The Shortness and Uncertainty of Human Life
by John S. Spong
It was an indelible moment. The nonchalance of a relaxed and even a trivial conversation was abruptly halted. A litany repeated over and over again from the backseat of my car was simply "O my God, O my God, O my God."
The evening began as the final event in a wonderful day. New Dimensions lecturer, Karen Armstrong, the author of A History of God, had stretched the minds and hearts of a large gathering of our clergy and laity from across the Diocese who met at St. Peter's Church in Morristown. This audience was augmented by an array of visitors, including well-known rabbis from our state, some New Jersey political leaders and a host of other visitors, drawn by their interest in the brilliance and reputation of our speaker. Two unique guests had come for that day from Grand Rapids, Michigan. Their names were Richard and Nancy Rhem.
Richard Rhem is the pastor of a large Christian church who was just this last year expelled as a heretic from the Synod of the Reformed Church of America. His crime was his suggestion that Jews and Moslems might also be loved by God and even destined by God for salvation. His church voted to follow their expelled pastor and they too left the Synod of the Reformed Church. The New York Times had chronicled this bizarre excommunication in American religious life with a front page story. A few weeks later The Times had printed an op-ed column written by Karen Armstrong analyzing this strange act of Protestant religious intolerance. So the Rhems came to meet and listen to their internationally famous defender. The day had gone well. The lectures were brilliant. The questions were animated. The crowd was large. The excitement was real. At the end of the public event, our speaker and the Rhems joined Christine and me at our home.
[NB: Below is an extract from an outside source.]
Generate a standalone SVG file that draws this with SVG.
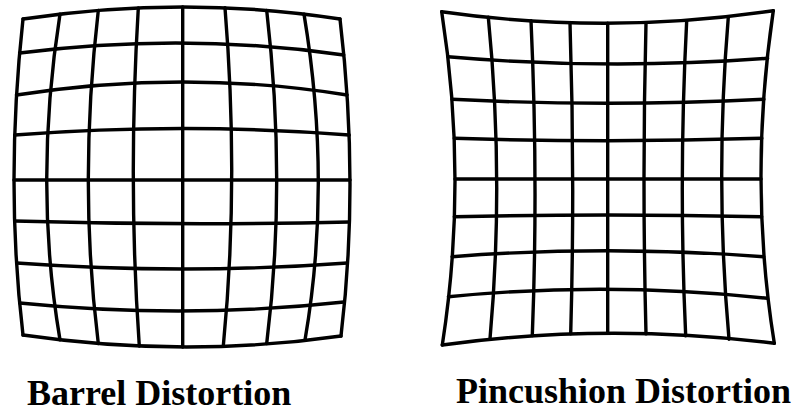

All that remained on that day's calendar was the anticipation
of a happy evening out together.
We had reservations at one of our favorite New York restaurants, The Union Square Cafe, on 16th Street. We left Morristown at 5:15 p.m. to make the journey through the Holland Tunnel and Greenwich Village to our destination. We were not ten minutes from our home when our lives were invaded by a searing trauma.
Our east-bound traffic was flowing, as if in formation, at around sixty miles an hour, when five seconds in front of us, a west-bound car veered at top speed from its lane, traveled over the median strip and plunged into our ranks. We gasped at what this incredible action might mean, but there was no time to contemplate motives as a terrible impact occurred just in front of us. Parts of two automobiles scattered all over the highway. The offending car was knocked halfway up the embankment. The violated car was stopped cold in its tracks. A third car was struck. There were no skid marks on the highway. There had been no time to react, no anticipation of disaster in that steady stream of traffic. One does not normally drive on a highway consciously guarding against the danger of a vehicle that might cut across the divide from the opposite lanes.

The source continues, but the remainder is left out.